The Office of Administration of Justice (OAJ) was established with operational and budgetary autonomy “to ensure the institutional independence of the system of internal justice.” However, staff now perceive our internal justice system not to be independent. Do you share this view?
I do not share this view and do not agree that staff at large hold this view. The independence of the internal justice system is ensured by several safeguards instituted by the General Assembly. The establishment of OAJ is one only of these safeguards. Another one is the independence of the judges.
Candidates for judicial appointments are nominated by the Internal Justice Council, a body established by the General Assembly comprising two staff nominees, two management nominees and chaired by a distinguished jurist chosen by these four members. Judicial candidates must be professional judges of high moral character and possess substantial judicial experience in the field of administrative law. Judges are appointed by the General Assembly and are accountable to the General Assembly, which sets the terms and conditions of their appointment.
Judges are appointed for a seven-year term and enjoy security of tenure, another critical facet of judicial independence. After their term ends, judges are ineligible for any appointment within the United Nations, except another judicial post, for a period of five years, a further safeguard for judicial independence. Judges are accountable under the code of judicial conduct and must “uphold the independence and integrity of the internal justice system of the United Nations and must act independently in the performance of their duties, free of any inappropriate influences, inducements, pressures or threats from any party or quarter.”
For a system of justice to have institutional independence, it is essential that it has operational and budgetary autonomy. The General Assembly accepted the Redesign Panel’s proposal to establish OAJ, and expressly recognized the important role of OAJ in maintaining the independence of the formal system of justice. Any attempts to compromise the independence of the system would be brought to the attention of the General Assembly.
An important number of judgments of the United Nations Dispute Tribunal (UNDT) in favour of staff are very often overturned by the United Nations Appeals Tribunal (UNAT) to such an extent that staff now see UNAT as a mere political body. Do you confirm that this is indeed the case and how do you explain it?
This is not the case and the premise of the statement suggests a misunderstanding of appellate proceedings. The appeals procedure is not a second chance for a party to have a rehearing of the case filed before the UNDT. The appeals procedure is of a corrective nature, and both the Applicant and the Respondent have a right of appeal. UNAT can only overturn UNDT judgments based on specific legal grounds, as provided in its Statute. Thus, if a decision of the UNDT in favour of a staff member has been overturned by UNAT, it means that UNAT was satisfied, to the required legal standard, that the UNDT made an error of fact or law, exceeded its jurisdiction or competence, or failed to exercise its jurisdiction, as prescribed in Article 2(1) of the Statute.

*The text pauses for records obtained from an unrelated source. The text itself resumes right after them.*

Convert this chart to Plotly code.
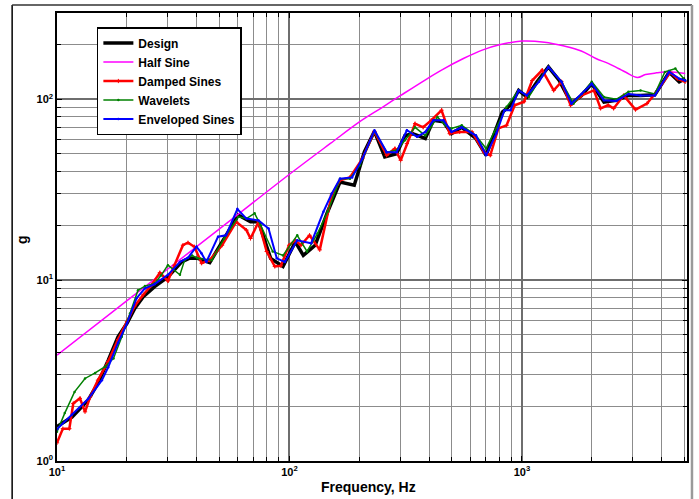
import numpy as np
import plotly.graph_objects as go

# ---- Shock response spectra (peak acceleration, g) vs natural frequency (Hz) ----
freq_design = [10, 11.6, 13.6, 15, 16.6, 18.3, 20, 21.6, 23.5, 26.3, 30, 34.3, 37, 40.3,
               45.4, 51.3, 60.2, 68, 73.6, 83, 93.8, 106, 114.7, 129, 146, 165, 190, 210,
               232, 257, 289, 314, 340, 384, 416, 460, 498, 551, 634, 701, 760, 824, 893,
               968, 1050, 1162, 1300, 1447, 1633, 1806, 1997, 2254, 2545, 2873, 3240,
               3730, 4300, 4750, 5040]
g_design = [1.55, 1.75, 2.17, 2.69, 3.6, 4.86, 5.77, 6.98, 8.1, 9.2, 10.4, 12.6, 13.2, 13.2,
            12.5, 16.3, 22.9, 21, 21, 13.2, 11.9, 16.3, 13.7, 15.6, 23.9, 34.9, 33.5, 51.2,
            66.5, 48, 50, 63, 64.5, 60.7, 76.5, 75, 64.6, 70, 60.7, 49, 64.6, 85, 92.7,
            112, 103, 125, 151, 127, 94.6, 105, 122, 96.6, 98.7, 105, 105,
            106, 141, 125, 130]

freq_half = [10, 20, 50, 100, 150, 200, 250, 301, 380, 451, 560, 675, 800, 1000, 1250,
             1520, 1800, 2080, 2350, 2600, 2800, 3140, 3400, 3800, 4240, 5040]
g_half = [3.85, 7.7, 19.2, 38.5, 57, 75, 90, 105, 127, 145, 168, 187, 200, 210, 207,
          197, 185, 168, 158, 148, 141, 132, 137, 140, 142, 139]

freq_damped = [10, 10.6, 11.3, 11.75, 12.55, 13.2, 13.9, 15, 16.6, 18.3, 20, 21.6, 23.5,
               25.5, 27.7, 30, 32, 34.8, 36.6, 39, 41.9, 45.4, 51.3, 59, 65.3, 68, 73.6,
               79.8, 86.5, 91.8, 99.6, 106, 112, 122, 135, 152, 165, 182, 206, 232, 262,
               284, 301, 320, 347, 376, 407, 451, 489, 540, 610, 687, 731, 792, 859, 931,
               1021, 1107, 1222, 1370, 1480, 1620, 1806, 2040, 2180, 2350, 2480, 2740,
               3080, 3450, 3730, 4350, 4660, 5040]
g_damped = [1.26, 1.51, 1.51, 2.08, 2.22, 1.87, 2.27, 2.8, 3.55, 4.7, 5.9, 7.2, 8.3,
            9.4, 11.0, 9.9, 12.1, 15.6, 16.1, 15.3, 12.4, 12.9, 15.6, 21, 18.9, 17, 21,
            14.4, 11.9, 12, 15.6, 16.6, 15.6, 17.7, 14.7, 29.5, 35.7, 37, 47, 66.5, 49,
            53.4, 46, 56.9, 73.4, 70, 76.5, 87, 64.6, 66, 66, 51, 49, 69, 71.8, 92.7,
            97, 127, 145, 112, 125, 92.7, 105, 112, 89, 92.7, 89, 105,
            87.7, 94.7, 107, 141, 130, 125]

freq_wavelet = [10, 10.8, 11.9, 13.2, 14.6, 16.1, 17.5, 19, 20.6, 22.3, 23.9, 26.3, 28, 30,
                33.8, 35.4, 38.1, 40.3, 46.3, 52.4, 60.2, 65.3, 70.8, 75.2, 84.7, 93.8,
                108, 119, 132, 146, 165, 182, 201, 232, 262, 289, 314, 347, 384, 433, 469,
                498, 551, 634, 701, 760, 859, 968, 1070, 1184, 1300, 1480, 1667, 1845,
                1997, 2254, 2545, 2873, 3240, 3730, 4120, 4570, 5040]
g_wavelet = [1.45, 1.84, 2.41, 2.86, 3.07, 3.32, 3.69, 4.86, 6.55, 8.8, 9.27, 9.6, 10.6, 12.1,
             10.7, 12.9, 13.7, 13.2, 12.9, 17, 22.4, 21.9, 23.4, 20.1, 14.4, 13.7,
             17.7, 14.4, 18.1, 23.9, 36.4, 36.4, 43.2, 66.5, 51, 52.2, 59.4, 70, 63, 79.8, 71.8,
             68.9, 71.8, 63, 53.4, 66, 90.8, 112, 103, 127, 151, 125, 94.6, 110,
             125, 103, 100, 110, 112, 107, 141.6, 148, 127]

freq_envelope = [10, 11.6, 13.6, 15.6, 16.6, 18.3, 20, 22, 23.9, 26.3, 30, 33.8, 36.6, 39.8,
                 41.8, 43.9, 49.3, 53.3, 59.7, 65.3, 73.6, 81.3, 88.2, 95.5, 108, 124, 140,
                 152, 165, 186, 206, 232, 262, 289, 320, 354, 384, 416, 460, 498, 551, 634,
                 701, 776, 841, 893, 968, 1050, 1184, 1300, 1480, 1633, 1806, 1997, 2254,
                 2545, 2873, 3240, 3730, 4300, 4750, 5040]
g_envelope = [1.5, 1.8, 2.2, 2.8, 3.3, 4.5, 5.77, 7.95, 9.0, 9.5, 10.7, 12.6, 13.3, 15.3,
              14.1, 12.6, 17.4, 17.7, 24.7, 21.9, 21.4, 19.3, 13.2, 12.6, 16.6, 16, 23.9,
              30.1, 36.4, 37, 47, 67.4, 51, 51, 67.4, 62, 66, 76.5, 76.5, 66, 70, 63,
              49, 64.6, 87, 87, 112, 105, 125, 151, 125, 94.6, 107, 122, 98.7,
              98, 107, 105, 105, 141.6, 130, 127]

x_ticks = [10, 100, 1000]
x_ticktext = ["<b>10<sup>1</sup></b>", "<b>10<sup>2</sup></b>", "<b>10<sup>3</sup></b>"]
y_ticks = [1, 10, 100]
y_ticktext = ["<b>10<sup>0</sup></b>", "<b>10<sup>1</sup></b>", "<b>10<sup>2</sup></b>"]

FONT = "Arial, Liberation Sans, Helvetica, sans-serif"

fig = go.Figure()
fig.add_trace(go.Scatter(x=freq_design, y=g_design, name="<b>Design</b>", mode="lines",
                         line=dict(color="#000000", width=3.5)))
fig.add_trace(go.Scatter(x=freq_half, y=g_half, name="<b>Half Sine</b>", mode="lines",
                         line=dict(color="#ff00ff", width=1.5), line_shape="spline"))
fig.add_trace(go.Scatter(x=freq_damped, y=g_damped, name="<b>Damped Sines</b>",
                         mode="lines+markers", line=dict(color="#ff0000", width=2.5),
                         marker=dict(symbol="cross-thin", size=3,
                                     line=dict(color="#ff0000", width=1))))
fig.add_trace(go.Scatter(x=freq_wavelet, y=g_wavelet, name="<b>Wavelets</b>",
                         mode="lines+markers", line=dict(color="#008000", width=1.5),
                         marker=dict(symbol="circle", size=2.5, color="#008000")))
fig.add_trace(go.Scatter(x=freq_envelope, y=g_envelope, name="<b>Enveloped Sines</b>",
                         mode="lines+markers", line=dict(color="#0000ff", width=2),
                         marker=dict(symbol="circle", size=2.5, color="#0000ff")))

# minor grid positions at every digit within each decade
x_minor = [d * 10.0 ** e for e in range(1, 4) for d in range(2, 10) if d * 10.0 ** e < 5200]
y_minor = [d * 10.0 ** e for e in range(0, 3) for d in range(2, 10) if d * 10.0 ** e < 300]

axis_common = dict(
    type="log", showline=True, linecolor="#000000", linewidth=1.5, mirror="allticks",
    ticks="inside", ticklen=5, tickcolor="#000000", tickwidth=1,
    showgrid=True, gridcolor="#6e6e6e", gridwidth=1.5, zeroline=False,
    tickfont=dict(family=FONT, size=11, color="#000000"),
)

fig.update_xaxes(**axis_common, range=[1, np.log10(5130)], tickmode="array",
                 tickvals=x_ticks, ticktext=x_ticktext,
                 minor=dict(tickmode="array", tickvals=x_minor, ticks="inside", ticklen=4,
                            tickcolor="#000000", showgrid=True, gridcolor="#8c8c8c",
                            gridwidth=1))
fig.update_yaxes(**axis_common, range=[0, np.log10(300)], tickmode="array",
                 tickvals=y_ticks, ticktext=y_ticktext,
                 minor=dict(tickmode="array", tickvals=y_minor, ticks="inside", ticklen=4,
                            tickcolor="#000000", showgrid=True, gridcolor="#8c8c8c",
                            gridwidth=1))

L, R, T, B = 57, 10, 13, 38
W, H = 699, 499
pw, ph = W - L - R, H - T - B


def px(xp):
    return (xp - L) / pw


def py(yp):
    return (H - B - yp) / ph


fig.update_layout(
    width=W, height=H,
    margin=dict(l=L, r=R, t=T, b=B),
    paper_bgcolor="#ffffff", plot_bgcolor="#ffffff",
    font=dict(family=FONT, color="#000000"),
    showlegend=True,
    legend=dict(x=px(97), y=py(27), xanchor="left", yanchor="top",
                bgcolor="#ffffff", bordercolor="#000000", borderwidth=1.5,
                font=dict(family=FONT, size=12, color="#000000"),
                tracegroupgap=0, itemwidth=30),
    annotations=[
        dict(text="<b>Frequency, Hz</b>", x=px(369), y=py(487), xref="paper", yref="paper",
             showarrow=False, font=dict(family=FONT, size=14, color="#000000"),
             xanchor="center", yanchor="middle"),
        dict(text="<b>g</b>", x=px(22), y=py(240), xref="paper", yref="paper",
             showarrow=False, textangle=-90, font=dict(family=FONT, size=14, color="#000000"),
             xanchor="center", yanchor="middle"),
    ],
    shapes=[
        dict(type="line", xref="paper", yref="paper", x0=px(12), x1=px(12),
             y0=py(5), y1=py(505), line=dict(color="#000000", width=1.5)),
        dict(type="line", xref="paper", yref="paper", x0=px(12), x1=px(694),
             y0=py(5), y1=py(5), line=dict(color="#333333", width=1.5)),
        dict(type="line", xref="paper", yref="paper", x0=px(694), x1=px(694),
             y0=py(5), y1=py(505), line=dict(color="#9a9a9a", width=2.5)),
    ],
)

fig.write_html("out.html")
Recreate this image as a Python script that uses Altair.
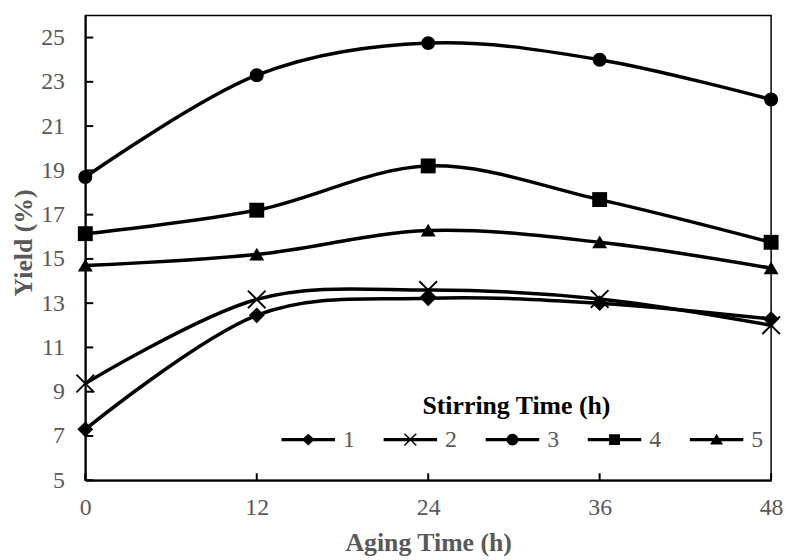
import altair as alt
import pandas as pd

# ---- data ----
aging = [0, 12, 24, 36, 48]
series_names = ["1", "2", "3", "4", "5"]
yield_1 = [7.3, 12.45, 13.22, 13.0, 12.28]
yield_2 = [9.37, 13.17, 13.59, 13.19, 12.0]
yield_3 = [18.7, 23.3, 24.75, 24.0, 22.2]
yield_4 = [16.14, 17.2, 19.2, 17.68, 15.75]
yield_5 = [14.7, 15.2, 16.28, 15.75, 14.58]
x_ticks = [0, 12, 24, 36, 48]
y_ticks = [5, 7, 9, 11, 13, 15, 17, 19, 21, 23, 25]

rows = []
for name, vals in zip(series_names, [yield_1, yield_2, yield_3, yield_4, yield_5]):
    for a, v in zip(aging, vals):
        rows.append({"aging": a, "yield": v, "stir": name})
df = pd.DataFrame(rows)


# ---- marker shapes (SVG paths, unit coordinates) ----
def fmt(v):
    return f"{v:.3f}"


def poly(pts):
    return "M" + "L".join(f"{fmt(x)},{fmt(y)}" for x, y in pts) + "Z"


def diamond(cx, hw, hh):
    return poly([(cx - hw, 0), (cx, -hh), (cx + hw, 0), (cx, hh)])


def square(cx, h):
    return poly([(cx - h, -h), (cx + h, -h), (cx + h, h), (cx - h, h)])


def triangle(cx, hw, top, bot):
    return poly([(cx, top), (cx + hw, bot), (cx - hw, bot)])


def circle(cx, r):
    return (f"M{fmt(cx + r)},0A{fmt(r)},{fmt(r)},0,1,1,{fmt(cx - r)},0"
            f"A{fmt(r)},{fmt(r)},0,1,1,{fmt(cx + r)},0Z")


def xmark(cx, L, a):
    pts = [(-L, -L + a), (-L + a, -L), (0, -a), (L - a, -L), (L, -L + a), (a, 0),
           (L, L - a), (L - a, L), (0, a), (-L + a, L), (-L, L - a), (-a, 0)]
    return poly([(cx + x, y) for x, y in pts])


marker_paths = [
    diamond(0, 1.0, 1.0),
    xmark(0, 1.2, 0.17),
    circle(0, 0.875),
    square(0, 0.94),
    triangle(0, 0.94, -0.85, 0.75),
]

LX = 5.4  # legend line length in units (size 400 -> 10 px per unit)
mid = LX / 2
line_path = poly([(0, -0.17), (LX, -0.17), (LX, 0.17), (0, 0.17)])
legend_paths = [
    line_path + diamond(mid, 0.65, 0.6),
    line_path + xmark(mid, 0.65, 0.1),
    line_path + circle(mid, 0.6),
    line_path + square(mid, 0.55),
    line_path + triangle(mid, 0.65, -0.6, 0.5),
]

W, H = 692, 469
FONT = "Liberation Serif"
GRAY = "#595959"

xs = alt.Scale(domain=[0, 48], nice=False, zero=False)
ys = alt.Scale(domain=[5, 26], nice=False, zero=False)

x_axis = alt.Axis(values=x_ticks, title="Aging Time (h)", grid=False, ticks=False, tickSize=0,
                  labelFont=FONT, labelFontSize=24, labelColor=GRAY, labelPadding=16,
                  labelFlush=False, labelOverlap=False,
                  domainColor="black", domainWidth=2,
                  titleFont=FONT, titleFontSize=26, titleFontWeight="bold", titleColor=GRAY,
                  titleX=W / 2, titleY=71, titleBaseline="alphabetic", titleAlign="center")
y_axis = alt.Axis(values=y_ticks, title="Yield (%)", grid=False, ticks=False, tickSize=0,
                  labelFont=FONT, labelFontSize=24, labelColor=GRAY, labelPadding=21,
                  labelFlush=False, labelOverlap=False,
                  domainColor="black", domainWidth=2,
                  titleFont=FONT, titleFontSize=26, titleFontWeight="bold", titleColor=GRAY,
                  titleAngle=270, titleX=-54, titleY=229, titleBaseline="alphabetic",
                  titleAlign="center")

base = alt.Chart(df)

lines = base.mark_line(color="black", strokeWidth=3.5, interpolate="cardinal").encode(
    x=alt.X("aging:Q", scale=xs, axis=x_axis),
    y=alt.Y("yield:Q", scale=ys, axis=y_axis),
    detail="stir:N",
)

points = base.mark_point(filled=True, color="black", opacity=1, size=256).encode(
    x=alt.X("aging:Q", scale=xs, axis=x_axis),
    y=alt.Y("yield:Q", scale=ys, axis=y_axis),
    shape=alt.Shape("stir:N", scale=alt.Scale(domain=series_names, range=marker_paths), legend=None),
)

legend_layer = base.mark_point(filled=True, color="black", opacity=1, size=400, clip=True).encode(
    x=alt.value(-500),
    y=alt.value(-500),
    shape=alt.Shape(
        "stir:N",
        scale=alt.Scale(domain=series_names, range=legend_paths),
        legend=alt.Legend(
            title="Stirring Time (h)", orient="none", legendX=186, legendY=381,
            direction="horizontal", padding=0,
            titleFont=FONT, titleFontSize=26, titleFontWeight="bold", titleColor="black",
            titleAnchor="middle", titlePadding=9, titleLimit=600,
            labelFont=FONT, labelFontSize=24, labelColor=GRAY, labelOffset=50,
            symbolSize=400, symbolFillColor="black", symbolStrokeWidth=0, symbolOpacity=1,
            columnPadding=17,
        ),
    ),
)

xtick_layer = alt.Chart(pd.DataFrame({"aging": x_ticks})).mark_rule(color="black", strokeWidth=2).encode(
    x=alt.X("aging:Q", scale=xs, axis=x_axis),
    y=alt.value(H),
    y2=alt.value(H - 7),
)
ytick_layer = alt.Chart(pd.DataFrame({"yield": y_ticks})).mark_rule(color="black", strokeWidth=2).encode(
    y=alt.Y("yield:Q", scale=ys, axis=y_axis),
    x=alt.value(0),
    x2=alt.value(8),
)

chart = (
    alt.layer(lines, points, legend_layer, xtick_layer, ytick_layer)
    .resolve_scale(shape="independent")
    .properties(
        width=W, height=H,
        autosize=alt.AutoSizeParams(type="none"),
        padding={"left": 78, "top": 5, "right": 12, "bottom": 78},
    )
    .configure(font=FONT, background="white")
    .configure_view(stroke="black", strokeWidth=1.5)
)

chart.save("out.html", embed_options={"renderer": "svg", "actions": False})
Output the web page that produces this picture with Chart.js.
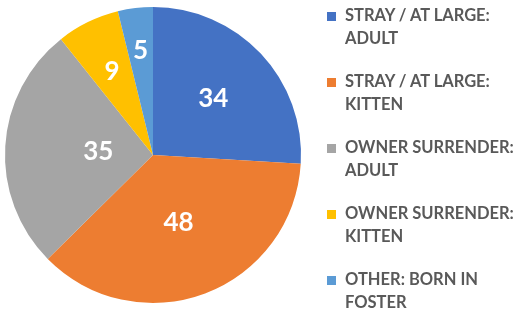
<!DOCTYPE html>
<html lang="en">
  <head>
    <meta charset="UTF-8" />
    <title>Intake</title>
    <script src="https://cdn.jsdelivr.net/npm/chart.js"></script>
    <style>
      body { margin: 0; background: #fff; }
      #wrap { position: relative; width: 517px; height: 312px; overflow: hidden; }
      #legend { position: absolute; left: 327px; top: 4px; width: 200px; margin: 0; padding: 0; list-style: none;
        white-space: nowrap; font-family: Lato, "Open Sans", sans-serif; font-weight: bold;
        font-size: 16.5px; color: #595959; }
      #legend li { position: relative; padding-left: 18px; height: 66px; line-height: 23px; }
      #legend span { position: absolute; left: 0; top: 8px; width: 9px; height: 9px; }
    </style>
  </head>
  <body>
    <div id="wrap">
      <canvas width="517" height="312"></canvas>
      <ul id="legend"></ul>
    </div>
    <script>
      const labels = [
        ["STRAY / AT LARGE:", "ADULT"],
        ["STRAY / AT LARGE:", "KITTEN"],
        ["OWNER SURRENDER:", "ADULT"],
        ["OWNER SURRENDER:", "KITTEN"],
        ["OTHER: BORN IN", "FOSTER"],
      ];
      const values = [34, 48, 35, 9, 5];
      const colors = ["#4472C4", "#ED7D31", "#A5A5A5", "#FFC000", "#5B9BD5"];
      // how far out each number sits (fraction of radius)
      const labelDist = [0.56, 0.49, 0.37, 0.63, 0.71];

      const valueLabels = {
        id: "valueLabels",
        afterDatasetsDraw(chart) {
          const c = chart.ctx;
          const meta = chart.getDatasetMeta(0);
          c.save();
          c.fillStyle = "#fff";
          c.font = "bold 26px Lato, 'Open Sans', sans-serif";
          c.textAlign = "center";
          c.textBaseline = "middle";
          meta.data.forEach((arc, i) => {
            const mid = (arc.startAngle + arc.endAngle) / 2;
            const r = arc.outerRadius * labelDist[i];
            c.fillText(values[i], arc.x + Math.cos(mid) * r, arc.y + Math.sin(mid) * r);
          });
          c.restore();
        },
      };

      const ctx = document.querySelector("canvas");
      new Chart(ctx, {
        type: "pie",
        data: {
          labels: labels.map((l) => l.join(" ")),
          datasets: [{ data: values, backgroundColor: colors, borderWidth: 0 }],
        },
        options: {
          responsive: false,
          animation: false,
          layout: { padding: { left: 5, right: 216, top: 7, bottom: 9 } },
          plugins: { legend: { display: false }, tooltip: { enabled: false } },
        },
        plugins: [valueLabels],
      });

      const ul = document.getElementById("legend");
      labels.forEach((l, i) => {
        const li = document.createElement("li");
        li.innerHTML = '<span style="background:' + colors[i] + '"></span>' + l.join("<br>");
        ul.appendChild(li);
      });
    </script>
  </body>
</html>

Regardless of which party appeals, only cases where the above legal grounds are met will succeed before UNAT. There is no political consideration that applies to the statutory jurisdiction vested in UNAT. Therefore, in trying to understand why cases are overturned by UNAT, the focus should be on the reasons given by UNAT in each case, rather than looking at ‘win-lose’ numbers to suggest political considerations.
In some cases, staff have to wait years before getting a judgment. What are the measures that have been taken to ensure that cases are examined by the UNDT in a prompt manner?
In 2017 and 2018 there were noticeable delays in the processing of cases before the UNDT, and the number of pending cases, which included some group cases, increased:
- On 31 December 2017, UNDT’s pending caseload had increased to 372 cases, up 31 percent from 257 on 31 December 2016. On 31 December 2018, UNDT’s pending caseload further increased, to 404.
- In 2017, 100 judgments were issued, 55 percent less than the 221 issued in 2016. In 2018, 128 judgments were issued, 42 percent less than in 2016.
In resolution 73/276, in 2018, the General Assembly noted with concern the number of pending applications to the UNDT and requested the development and implementation of a case disposal plan with a real-time case-tracking dashboard and performance indicators on the disposal of caseloads. It also decided not to extend the ad litem judicial position in New York, and extended the other two ad litem judicial positions and the incumbents, pending nomination of candidates for four new half-time positions by the Internal Justice Council and their appointment by the General Assembly, no later than 31 December 2019.
In January 2019, the UNDT President implemented the case disposal plan and established disposal targets for judges. The four new half-time judges were appointed on 10 July 2019 and commenced their term. The newly composed Tribunal is making steady progress in reducing the number of pending cases which contributes to a reduction in the time it takes to process a case:
- In 2019, the UNDT delivered 159 judgments and disposed of 389 cases, 389 being the third-highest annual disposal rate.
- In 2020, the UNDT continued implementing the plan, delivered 221 judgments, and disposed of 350 cases. The 221 judgments (same as in 2016) is the highest number issued in a year. On 31 December 2020, 189 cases were pending with UNDT.